I walk in the empty room, and it feels like I live there. For a moment I see the room as it was…Tweety Bird comforter. Bugs Bunny poster. I see friends sitting on my bed and in my chair. My word processor on the desk. Robe on the closet hook.
Twenty-two years since I called this room my home. Since I eagerly opened packages from my momma addressed to Sarah Bailey, 2411 Lyon Tower, West Virginia University, Morgantown.
And it seems so much the same. Like I’m 18, not 40.
[Side note: Have you done this? Gone back to a place that defined your life? It’s like time stops, right?]
I turn back from the window and my daughter stands in the door – 2411 just visible over her head. And this feeling comes over me. I wish I could give voice to the moment, but words feel so inadequate.
Joy, I think. But there’s peace too. It’s this nanosecond in which I feel God deep in my bones say…I see you. I waste nothing. Just look at her! I have created this moment.
I met Hannah’s dad on this floor. One floor up or down. Another dorm. I’d (probably) never have met him. We didn’t share a major or classes. Different states, different interests But we did share a floor, a common room with only one TV, and my word processor.
And regardless of how life looks like now, I look at my beautiful, ambitious Hannah standing in the doorway where her dad stood day after day, and I know: this is full circle, friends. This is…she couldn’t possibly be standing there without a sovereign God who loves me and her dad and her. All of us.
He wastes nothing. I know in the moments of anger and hurt, it seems He wastes. I know in the seasons of rejection and loneliness, it seems God has left the building. I know in THIS MOMENT, you do not understand. Me either.
He knows, He sees, He allows, He works. He really does.
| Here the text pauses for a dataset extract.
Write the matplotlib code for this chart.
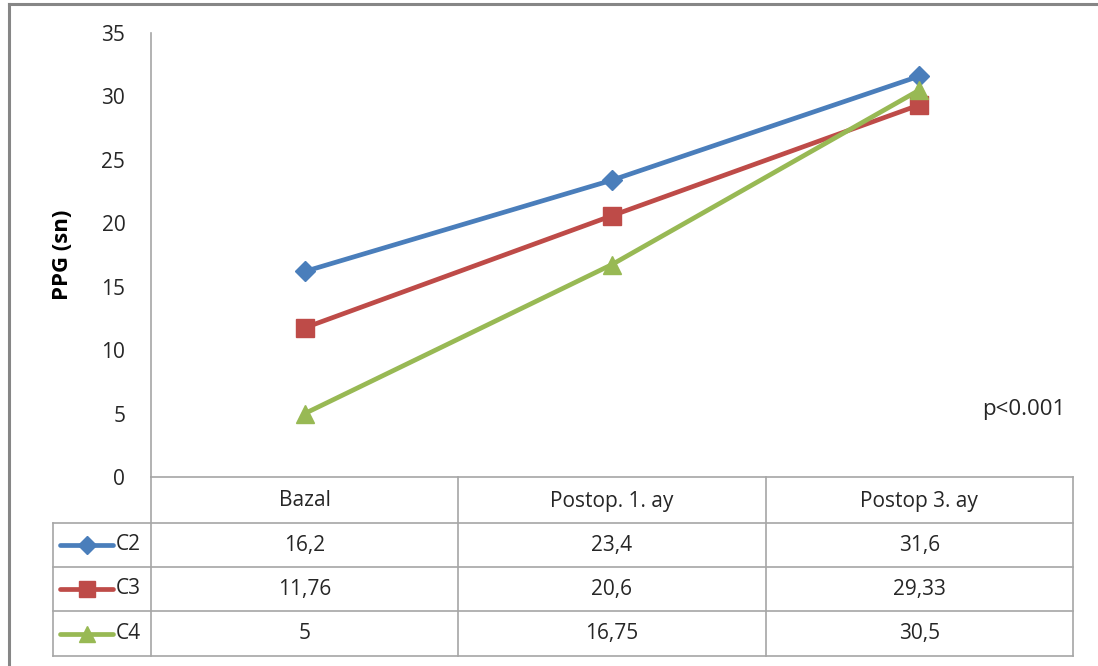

And I am overwhelmed and thankful that He gave me this unexpected gift. This glimpse of his work, His plan. This nanosecond of joy and peace. Truly, it was a moment of spontaneous healing that I can’t articulate.
I wanted to jump and down and say…it was worth it! All of the ick and hurt were soooo worth it because LOOK AT HER! Look at what God brought through the young couple in Lyon Tower. Even if we messed it all up later…just look at her. [insert all the heart and party emoticons right here!]
And as I walk back down four flights of stairs, I think of Hebrews 11. It’s the Bible’s Hall of Faith. It was by faith that Joseph…that Moses…that Abraham…that Isaac…that Sarah and on and on.
It was by faith that Abraham obeyed when God called him to leave home and go to another land that God would give him as his inheritance. He went without knowing where he was going… (11:8)
It was by faith that even Sarah was able to have a child, though she was barren and was too old. She believed that God would keep his promise. And so a whole nation came from this one man who was as good as dead (11:11-12)
It was by faith that Moses, when he grew up, refused to be called the son of Pharaoh’s daughter. He chose to share the oppression of God’s people instead of enjoying the fleeting pleasures of sin. (11:25-26)
The heroes of our faith…going to a foreign land without even knowing his destination , believing she could give birth at 90 years old because God said so, and leaving a life of luxury for oppression.
They did big big things for God. Showed remarkable faith in the following. And guess what?
All these people earned a good reputation because of their faith, yet none of them received all that God had promised. (11:39)
Friends, they didn’t see all of God’s promises fulfilled or get all he had promised this side of heaven.
And so it is with us. Most of our hurt, pain, sacrifice, and suffering won’t be made whole, explained, or understood this side of heaven. We won’t receive all the promises while still here on earth.
But sometimes, we get a glimpse. A brief look through the peephole into God’s redemptive work. Into a God working all things together for good. Into the just God who promises that one day He will return, make all things new, and set all things right.
Yesterday, I looked through the peephole of 2411 – a nondescript room on a college campus – and I saw Him at work, felt his peace, and knew His joy. And I know for sure that He’s a good, good Father holding me in His hands, loving me, redeeming my story, one day at a time.
I won’t see entire plan or know all the answers this side of heaven. But that’s ok. That’s what faith is.